Eminent philosopher Appiah to lecture on how honor propels moral revolutions

Why did practices like foot binding, dueling and slavery come to an end? How do societies start to reject immoral customs that they have long accepted as part of their culture?

Eminent philosopher, cultural theorist and novelist Kwame Anthony Appiah, one of Foreign Policy magazine's Top 100 Global Thinkers, will explore those questions -- and offer answers -- as the Cornell University Graduate School's 2011 Spencer T. and Ann W. Olin lecturer Friday, Sept. 23, at 7:30 p.m., in the Alice Statler Auditorium in Statler Hall.

Appiah will base his lecture on his most recent book, "The Honor Code: How Moral Revolutions Happen," one of The New York Times' 100 Most Notable Books of 2010.

Appiah will discuss how honor is the engine behind moral progress. Reason, morality and religion, he says, aren't enough to ring in reform. Practices are eradicated only when they come into conflict with the need for respect from one's peers, he says.

"While based on history, Appiah's ideas have a potentially electrifying application to the present," says Barbara A. Knuth, vice provost and dean of the Graduate School. "His work could offer a path to a better future by showing how mobilization of a sense of collective honor -- and shame -- can motivate us to do the right thing in cases where our baser instincts have prevailed."

Appiah was born in England, raised in Ghana and educated at Cambridge University. Trained in probabilistic semantics, he is best known for his work on questions of race, religion, multiculturalism and identity.

He has published widely in African and African-American literary and cultural studies and co-edited the "The Dictionary of Global Culture" with Henry Louis Gates Jr. Appiah is the author of three novels and regularly reviews for The New York Review of Books. In 2009 Forbes Magazine named him one of the world's seven most powerful thinkers.

Appiah has served on the faculties of Cornell, Duke, Harvard and Yale universities; currently, he is a philosophy professor and director of the University Center for Human Values at Princeton.

Tickets for the lecture are free and available to the public at 350 Caldwell Hall, the Willard Straight Hall ticket office, Ticket Center Ithaca and Buffalo Street Books. For ticket information or to request special accommodations, call 607-255-5810.
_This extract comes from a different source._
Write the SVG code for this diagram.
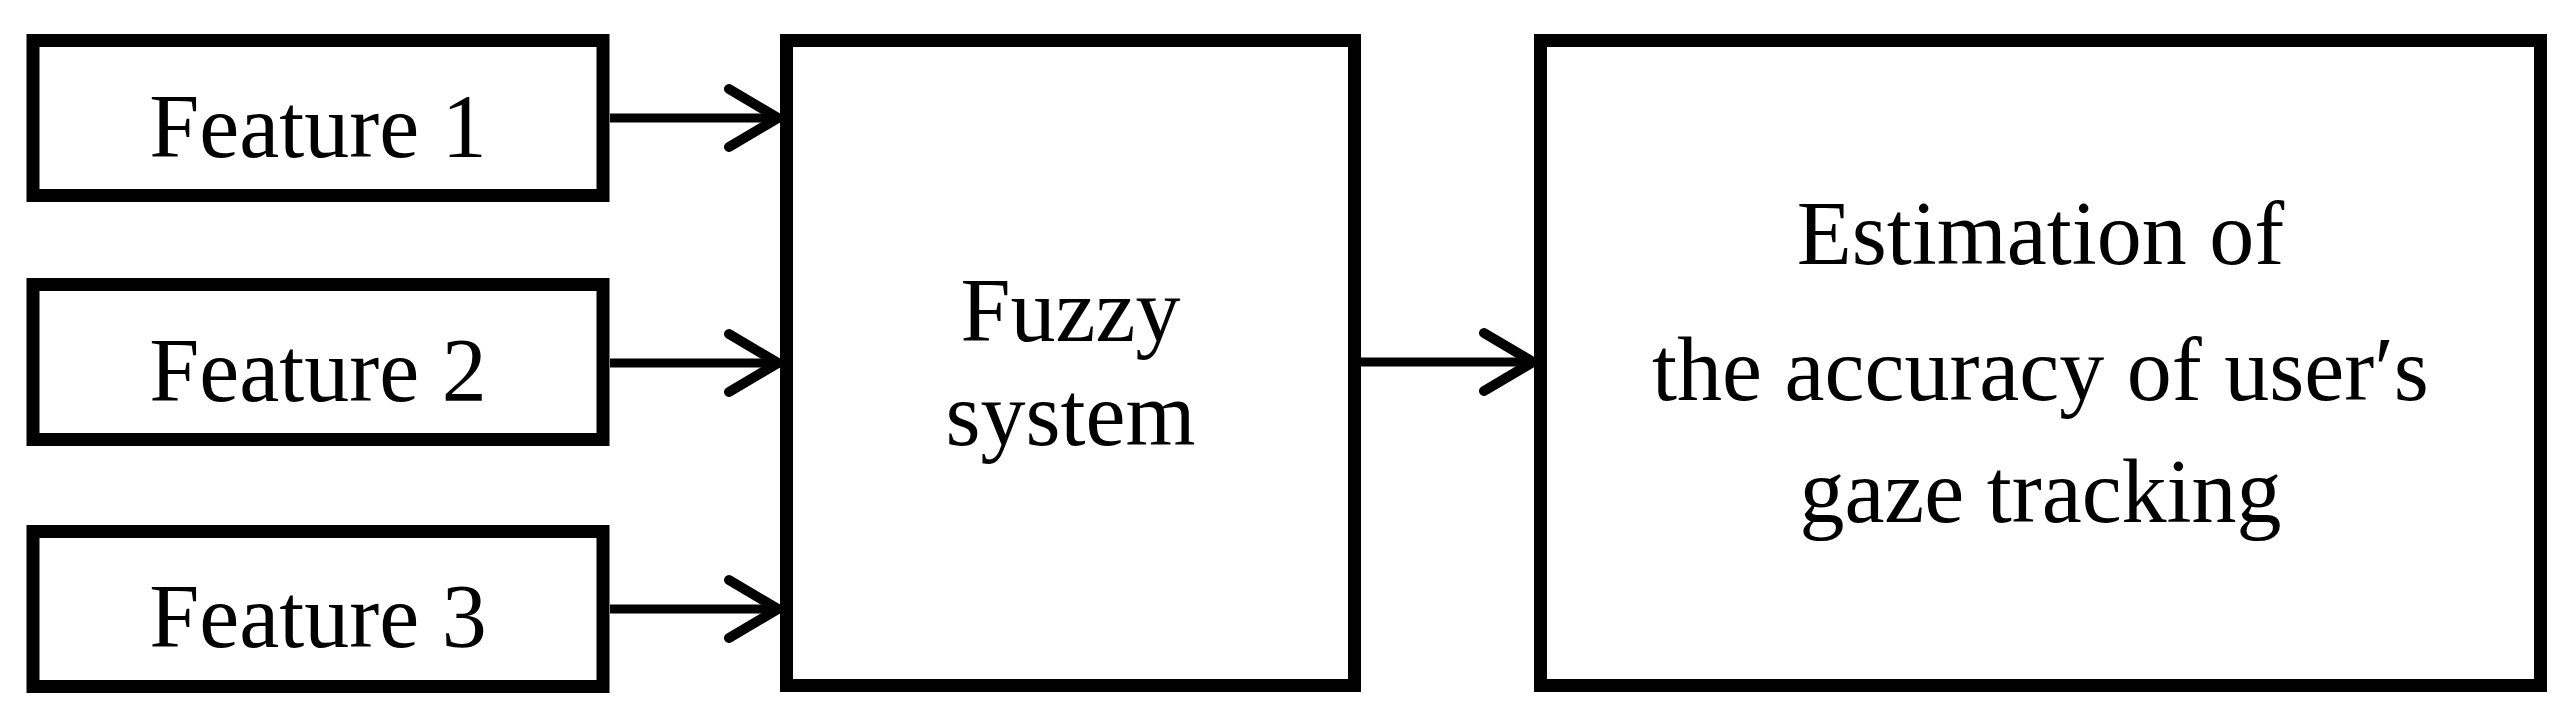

"The Honor Code" will be available for purchase at the Cornell Store and at the lecture. Appiah will sign copies during a reception immediately following his lecture in the Statler's Beck Center Atrium.

The Spencer T. and Ann W. Olin Fellowship Program -- of which this annual lecture is a part -- was established at Cornell in 1987 to foster the intellectual exchange of ideas and help drive discussion of critical issues in the sciences and the humanities. The lecture is part of an ongoing series.